### Source code of charts
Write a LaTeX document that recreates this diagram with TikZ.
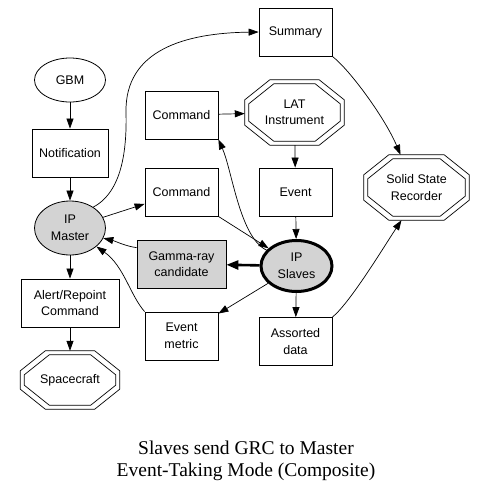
\documentclass[tikz,border=0pt]{standalone}
\usepackage{fontspec}
\setmainfont{Liberation Sans}
\newfontfamily\captionserif{Liberation Serif}
\usetikzlibrary{arrows.meta,positioning,calc,shapes.geometric}
\definecolor{GVGrey}{HTML}{D3D3D3}
\tikzset{
  flow/.style={-{Triangle[length=10pt,width=7pt]},line width=.7pt},
  flowbold/.style={-{Triangle[length=12pt,width=9pt]},line width=2.6pt},
  gvbox/.style={draw,line width=.8pt,rectangle,minimum width=73pt,minimum height=48pt,
                inner sep=2pt,align=center,font=\fontsize{12.5}{16.5}\selectfont},
  gvshade/.style={gvbox,fill=GVGrey},
  gvoval/.style={draw,line width=.8pt,ellipse,inner sep=0pt,align=center,
                 font=\fontsize{12.5}{16.5}\selectfont},
  gvovalshade/.style={gvoval,fill=GVGrey},
  octnode/.style={rectangle,inner sep=0pt,align=center,font=\fontsize{12.5}{16.5}\selectfont},
  footline/.style={font=\captionserif\fontsize{19.5}{22}\selectfont,align=center},
}
% double octagon drawn round an (undrawn) rectangle node
\newcommand{\dbloctagon}[1]{%
  \foreach \g in {0,4}{%
    \pgfmathsetmacro{\hx}{\g+25}%
    \pgfmathsetmacro{\vy}{\g+20}%
    \draw[line width=.7pt]
      ([shift={(\hx pt,-\g pt)}]#1.north west) -- ([shift={(-\hx pt,-\g pt)}]#1.north east)
      -- ([shift={(-\g pt,-\vy pt)}]#1.north east) -- ([shift={(-\g pt,\vy pt)}]#1.south east)
      -- ([shift={(-\hx pt,\g pt)}]#1.south east) -- ([shift={(\hx pt,\g pt)}]#1.south west)
      -- ([shift={(\g pt,\vy pt)}]#1.south west) -- ([shift={(\g pt,-\vy pt)}]#1.north west)
      -- cycle;
  }%
}

\begin{document}
\begin{tikzpicture}[x=1pt,y=-1pt]
  \fill[white] (0,0) rectangle (487,488);
  \useasboundingbox (0,0) rectangle (487,488);

  % master side
  \node[gvoval,minimum width=71pt,minimum height=44pt] (gbm) at (70,80) {GBM};
  \node[gvbox,minimum width=76pt] (notif) at (70,153) {Notification};
  \node[gvovalshade,minimum width=71pt,minimum height=54pt] (master) at (70,228) {IP\\Master};
  \node[gvbox,minimum width=98pt] (alert) at (70,303) {Alert/Repoint\\Command};
  \node[octnode,minimum width=99pt,minimum height=58pt] (craft) at (70,380) {Spacecraft};

  % middle column
  \node[gvbox] (cmdlat) at (181.5,115) {Command};
  \node[gvbox] (cmdslv) at (181.5,192) {Command};
  \node[gvshade,minimum width=89pt] (grc) at (181.5,264) {Gamma-ray\\candidate};
  \node[gvbox] (metric) at (181.5,336) {Event\\metric};

  % slave side
  \node[gvbox] (summary) at (295.5,32) {Summary};
  \node[octnode,minimum width=99pt,minimum height=65pt] (lat) at (294.5,112.5) {LAT\\Instrument};
  \node[gvbox] (event) at (295.5,192) {Event};
  \node[gvovalshade,line width=3pt,minimum width=71pt,minimum height=51pt] (slaves) at (296.5,266) {IP\\Slaves};
  \node[gvbox] (assorted) at (295.5,341.5) {Assorted\\data};
  \node[octnode,minimum width=105pt,minimum height=65pt] (ssr) at (416.5,187.5) {Solid State\\Recorder};

  \dbloctagon{craft}
  \dbloctagon{lat}
  \dbloctagon{ssr}

  \draw[flow] (gbm) -- (notif);
  \draw[flow] (notif) -- (master);
  \draw[flow] (master) -- (alert);
  \draw[flow] (alert) -- (craft);
  \draw[flow] (master) -- (cmdslv);
  \draw[flow] (master.42) .. controls (122,192) and (127,150) .. (126,112)
                          .. controls (125,50) and (185,33) .. (summary.west);
  \draw[flow] (cmdlat) -- (lat);
  \draw[flow] (lat) -- (event);
  \draw[flow] (event) -- (slaves);
  \draw[flow] (cmdslv.south east) -- (slaves);
  \draw[flow] (slaves.152) .. controls (240,238) and (232,170) .. (cmdlat.south east);
  \draw[flowbold] (slaves) -- (grc);
  \draw[flow] (grc.160) .. controls (125,246) and (115,241) .. (master.-17);
  \draw[flow] (metric.north west) .. controls (130,295) and (124,266) .. (master.-35);
  \draw[flow] (slaves) -- (metric);
  \draw[flow] (slaves) -- (assorted);
  \draw[flow] (summary.south east) .. controls (350,70) and (385,118) .. ([xshift=-16pt]ssr.north);
  \draw[flow] (assorted.north east) .. controls (350,303) and (385,245) .. ([xshift=-15pt]ssr.south);

  \node[footline] (title) at (246,461) {Slaves send GRC to Master\\Event-Taking Mode (Composite)};
\end{tikzpicture}
\end{document}
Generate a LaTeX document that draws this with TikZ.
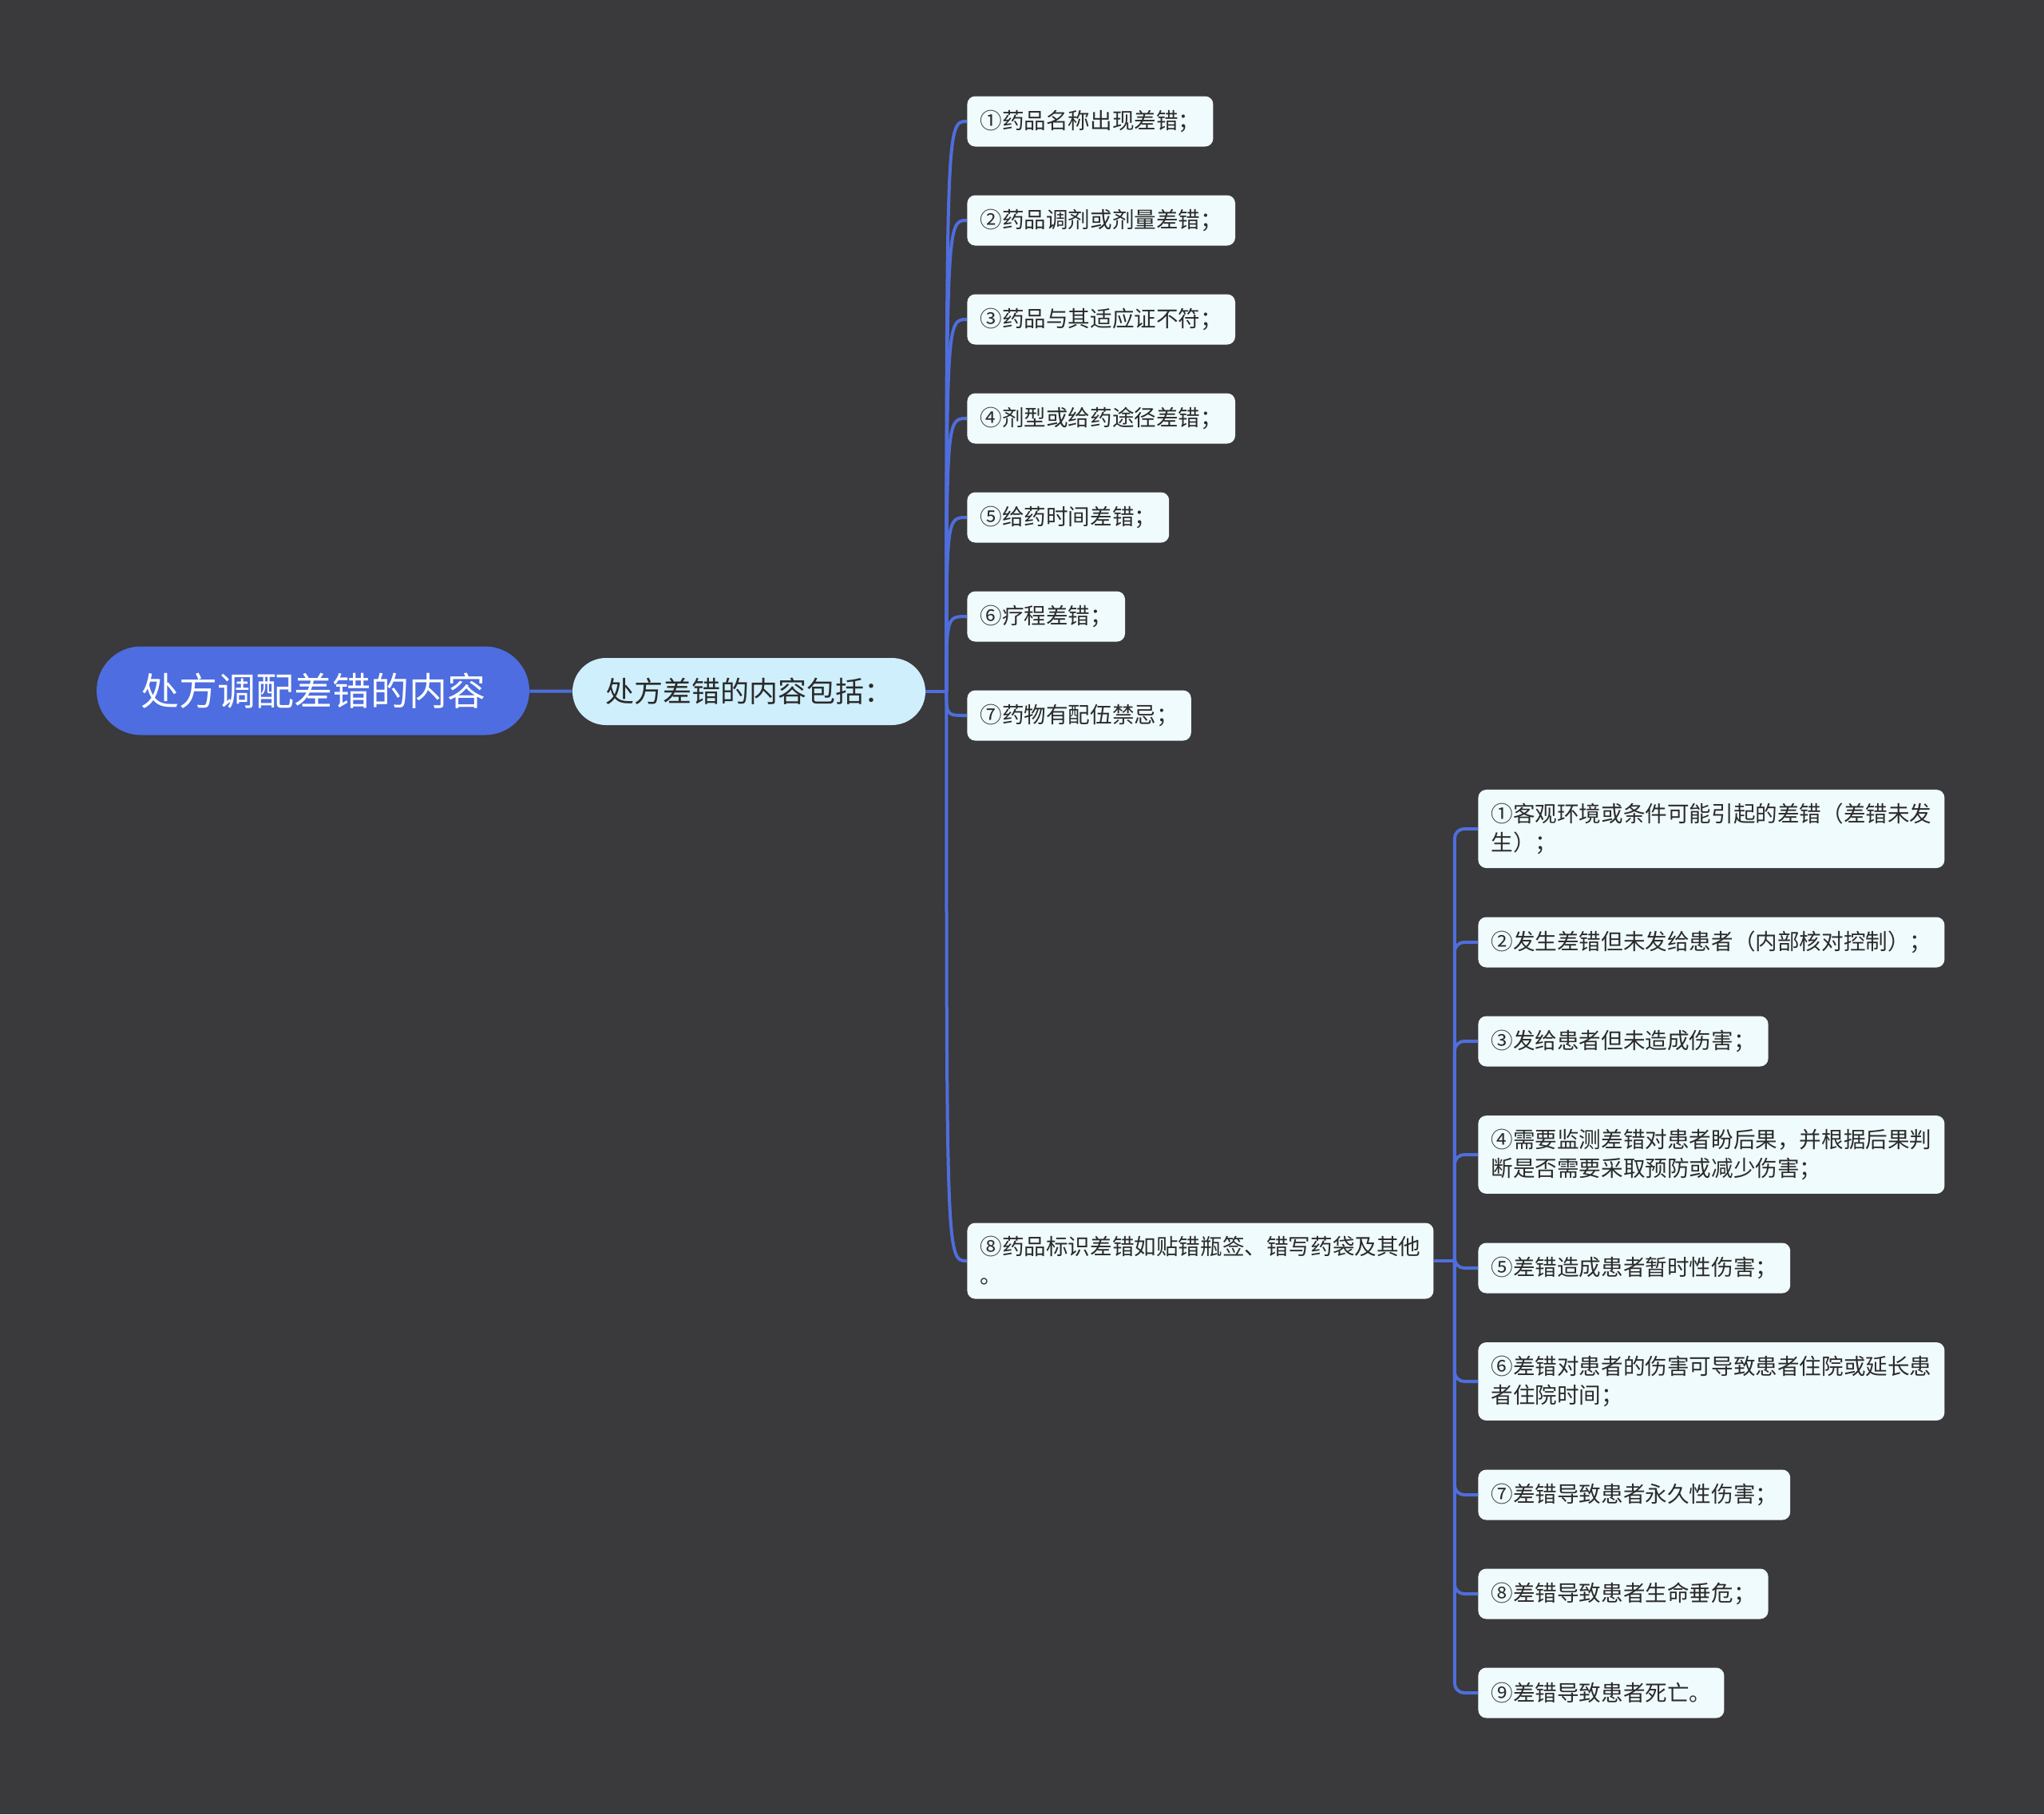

### Written task
Omit the pictures. Output every record above word for word.

### Solution to this task
Write a LaTeX document that recreates this diagram with TikZ.
\documentclass[tikz,border=0pt]{standalone}
\usepackage{fontspec}
\setmainfont{Liberation Sans}
\newfontfamily\captionserif{Liberation Serif}
\usetikzlibrary{arrows.meta,positioning,calc,shapes.geometric}
\definecolor{GVGrey}{HTML}{D3D3D3}
\tikzset{
  flow/.style={-{Triangle[length=10pt,width=7pt]},line width=.7pt},
  flowbold/.style={-{Triangle[length=12pt,width=9pt]},line width=2.6pt},
  gvbox/.style={draw,line width=.8pt,rectangle,minimum width=73pt,minimum height=48pt,
                inner sep=2pt,align=center,font=\fontsize{12.5}{16.5}\selectfont},
  gvshade/.style={gvbox,fill=GVGrey},
  gvoval/.style={draw,line width=.8pt,ellipse,inner sep=0pt,align=center,
                 font=\fontsize{12.5}{16.5}\selectfont},
  gvovalshade/.style={gvoval,fill=GVGrey},
  octnode/.style={rectangle,inner sep=0pt,align=center,font=\fontsize{12.5}{16.5}\selectfont},
  footline/.style={font=\captionserif\fontsize{19.5}{22}\selectfont,align=center},
}
% double octagon drawn round an (undrawn) rectangle node
\newcommand{\dbloctagon}[1]{%
  \foreach \g in {0,4}{%
    \pgfmathsetmacro{\hx}{\g+25}%
    \pgfmathsetmacro{\vy}{\g+20}%
    \draw[line width=.7pt]
      ([shift={(\hx pt,-\g pt)}]#1.north west) -- ([shift={(-\hx pt,-\g pt)}]#1.north east)
      -- ([shift={(-\g pt,-\vy pt)}]#1.north east) -- ([shift={(-\g pt,\vy pt)}]#1.south east)
      -- ([shift={(-\hx pt,\g pt)}]#1.south east) -- ([shift={(\hx pt,\g pt)}]#1.south west)
      -- ([shift={(\g pt,\vy pt)}]#1.south west) -- ([shift={(\g pt,-\vy pt)}]#1.north west)
      -- cycle;
  }%
}

\begin{document}
\begin{tikzpicture}[x=1pt,y=-1pt]
  \fill[white] (0,0) rectangle (487,488);
  \useasboundingbox (0,0) rectangle (487,488);

  % master side
  \node[gvoval,minimum width=71pt,minimum height=44pt] (gbm) at (70,80) {GBM};
  \node[gvbox,minimum width=76pt] (notif) at (70,153) {Notification};
  \node[gvovalshade,minimum width=71pt,minimum height=54pt] (master) at (70,228) {IP\\Master};
  \node[gvbox,minimum width=98pt] (alert) at (70,303) {Alert/Repoint\\Command};
  \node[octnode,minimum width=99pt,minimum height=58pt] (craft) at (70,380) {Spacecraft};

  % middle column
  \node[gvbox] (cmdlat) at (181.5,115) {Command};
  \node[gvbox] (cmdslv) at (181.5,192) {Command};
  \node[gvshade,minimum width=89pt] (grc) at (181.5,264) {Gamma-ray\\candidate};
  \node[gvbox] (metric) at (181.5,336) {Event\\metric};

  % slave side
  \node[gvbox] (summary) at (295.5,32) {Summary};
  \node[octnode,minimum width=99pt,minimum height=65pt] (lat) at (294.5,112.5) {LAT\\Instrument};
  \node[gvbox] (event) at (295.5,192) {Event};
  \node[gvovalshade,line width=3pt,minimum width=71pt,minimum height=51pt] (slaves) at (296.5,266) {IP\\Slaves};
  \node[gvbox] (assorted) at (295.5,341.5) {Assorted\\data};
  \node[octnode,minimum width=105pt,minimum height=65pt] (ssr) at (416.5,187.5) {Solid State\\Recorder};

  \dbloctagon{craft}
  \dbloctagon{lat}
  \dbloctagon{ssr}

  \draw[flow] (gbm) -- (notif);
  \draw[flow] (notif) -- (master);
  \draw[flow] (master) -- (alert);
  \draw[flow] (alert) -- (craft);
  \draw[flow] (master) -- (cmdslv);
  \draw[flow] (master.42) .. controls (122,192) and (127,150) .. (126,112)
                          .. controls (125,50) and (185,33) .. (summary.west);
  \draw[flow] (cmdlat) -- (lat);
  \draw[flow] (lat) -- (event);
  \draw[flow] (event) -- (slaves);
  \draw[flow] (cmdslv.south east) -- (slaves);
  \draw[flow] (slaves.152) .. controls (240,238) and (232,170) .. (cmdlat.south east);
  \draw[flowbold] (slaves) -- (grc);
  \draw[flow] (grc.160) .. controls (125,246) and (115,241) .. (master.-17);
  \draw[flow] (metric.north west) .. controls (130,295) and (124,266) .. (master.-35);
  \draw[flow] (slaves) -- (metric);
  \draw[flow] (slaves) -- (assorted);
  \draw[flow] (summary.south east) .. controls (350,70) and (385,118) .. ([xshift=-16pt]ssr.north);
  \draw[flow] (assorted.north east) .. controls (350,303) and (385,245) .. ([xshift=-15pt]ssr.south);

  \node[footline] (title) at (246,461) {Slaves send GRC to Master\\Event-Taking Mode (Composite)};
\end{tikzpicture}
\end{document}
Generate a LaTeX document that draws this with TikZ.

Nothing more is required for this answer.